5. Workers travel in tribes.

It annoys me when Jessica Pearson and Harvey elevate loyalty as the ultimate business virtue. That’s a sentiment warlords and mobsters demand — and I guess bad corporate bosses.

In the day-to-day business world, competence and a well-aligned incentive structure take precedence over loyalty. Good bosses don’t demand loyalty; they craft an environment that logically rewards skill and dedication. It’s a type of loyalty, but it’s based on output, not allegiance and social pressure.

That said, the show does capture the real dynamic of sticking with a core work group throughout your career. Take, for example, when Mike transitions to investment banking but continues to collaborate with Harvey and his former firm. That rings true: as you navigate different jobs, your original crew often stays intertwined in your professional life.

6. Credentials are overrated.

Another irritating aspect of Suits is the unrealistic rule the firm has, which is to hire lawyers only from Harvard. While it’s true that law firms may favor candidates from specific schools or the Ivy League, restricting hires solely to Harvard Law graduates is not reflective of how actual law firms operate. It’s merely a narrative device to emphasize the elitism and credentialism common in high-powered law firms.

Yet a key message of Suits contradicts this by highlighting the absurdity of credentialism. Mike Ross, who never attended law school, turns out to be the best lawyer at the firm. While such a scenario is unlikely in reality, the underlying message—that individuals without credentials can be just as capable, if not more so, than those with prestigious degrees—is a valuable takeaway to the real world of business.

7. The student must always challenge the teacher.
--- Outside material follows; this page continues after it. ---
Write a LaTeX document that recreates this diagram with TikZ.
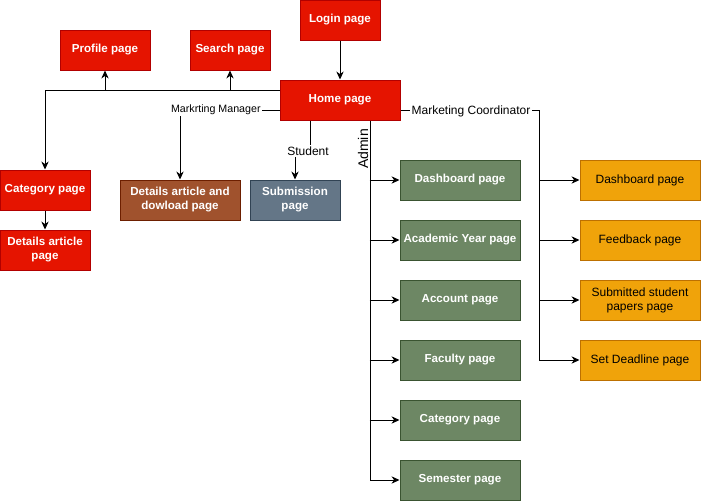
\documentclass[tikz,border=0pt]{standalone}
\usepackage{fontspec}
\setmainfont{Liberation Sans}
\usetikzlibrary{arrows.meta}

\definecolor{RedFill}{HTML}{E51400}
\definecolor{RedLine}{HTML}{B20000}
\definecolor{BrownFill}{HTML}{A0522D}
\definecolor{BrownLine}{HTML}{6D1F00}
\definecolor{SlateFill}{HTML}{647687}
\definecolor{SlateLine}{HTML}{314354}
\definecolor{GreenFill}{HTML}{6D8764}
\definecolor{GreenLine}{HTML}{3A5431}
\definecolor{OrangeFill}{HTML}{F0A30A}
\definecolor{OrangeLine}{HTML}{BD7000}

\begin{document}
\begin{tikzpicture}[x=0.75pt, y=-0.75pt, line width=0.75pt,
      page/.style={draw, minimum height=30pt, inner sep=1pt, align=center,
        text=white, font=\bfseries\fontsize{8.7}{10.5}\selectfont},
      redpage/.style={page, fill=RedFill, draw=RedLine},
      adminpage/.style={page, fill=GreenFill, draw=GreenLine, minimum width=90pt},
      coordpage/.style={page, fill=OrangeFill, draw=OrangeLine, minimum width=90pt,
        text=black, font=\fontsize{9}{10.5}\selectfont},
      link/.style={-{Stealth[length=6pt,width=5.5pt]}},
      role/.style={fill=white, inner sep=1pt, font=\fontsize{9}{10.5}\selectfont}]
    \useasboundingbox (0,0) rectangle (701,501);

    % top part
    \node (login) [redpage, minimum width=60pt] at (340,20) {Login page};
    \node (profile) [redpage, minimum width=67.5pt] at (105,50) {Profile page};
    \node (search) [redpage, minimum width=60pt] at (230,50) {Search page};
    \node (home) [redpage, minimum width=90pt] at (340,100) {Home page};
    \node (catred) [redpage, minimum width=67.5pt] at (45,190) {Category page};
    \node (artred) [redpage, minimum width=67.5pt] at (45,250) {Details article\\page};
    \node (download) [page, fill=BrownFill, draw=BrownLine, minimum width=90pt] at (180,200) {Details article and\\dowload page};
    \node (submission) [page, fill=SlateFill, draw=SlateLine, minimum width=67.5pt] at (295,200) {Submission\\page};

    % admin pages
    \node (dashA) [adminpage] at (460,180) {Dashboard page};
    \node (year) [adminpage] at (460,240) {Academic Year page};
    \node (account) [adminpage] at (460,300) {Account page};
    \node (faculty) [adminpage] at (460,360) {Faculty page};
    \node (category) [adminpage] at (460,420) {Category page};
    \node (semester) [adminpage] at (460,480) {Semester page};

    % coordinator pages
    \node (dashB) [coordpage] at (640,180) {Dashboard page};
    \node (feedback) [coordpage] at (640,240) {Feedback page};
    \node (submitted) [coordpage] at (640,300) {Submitted student\\papers page};
    \node (deadline) [coordpage] at (640,360) {Set Deadline page};

    \draw[link] (login) -- (home);
    \coordinate (bus) at ([yshift=7.5pt]home.west);
    \draw[link] (bus) -| (catred.north);
    \draw[link] (bus -| profile.south) -- (profile.south);
    \draw[link] (bus -| search.south) -- (search.south);
    \draw[link] (catred) -- (artred);

    \draw[link] ([yshift=-7.5pt]home.west) -| (download.north)
      node [role, pos=0.32, font=\fontsize{8}{9.5}\selectfont] {Markrting Manager};

    \coordinate (jog) at (302,150);
    \draw[link] ([xshift=-22.5pt]home.south) |- (jog) -| (submission.north);
    \node (student) [role] at (308,151) {Student};

    \draw[link] ([xshift=22.5pt]home.south) |- (semester.west);
    \node (admin) [rotate=90, inner sep=0pt, font=\fontsize{10.5}{12}\selectfont] at (363,149) {Admin};
    \foreach \n in {dashA,year,account,faculty,category}
      \draw[link] ([xshift=-22.5pt]\n.west) -- (\n.west);

    \draw[link] ([yshift=-7.5pt]home.east) -| ([xshift=-30pt]deadline.west) -- (deadline.west);
    \node (coord) [role] at (471,111) {Marketing Coordinator};
    \foreach \n in {dashB,feedback,submitted}
      \draw[link] ([xshift=-30pt]\n.west) -- (\n.west);
  \end{tikzpicture}
\end{document}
In the beginning, Mike is captivated by Harvey’s expertise and confidence, usually deferring to his judgment without question. As the series progresses, Mike gains a more nuanced understanding of Harvey and starts to develop his own approaches and philosophies. The resulting tension between them fosters mutual growth. This dynamic accurately reflects the process of learning and development, not just in the corporate world but also in all master/apprentice relationships.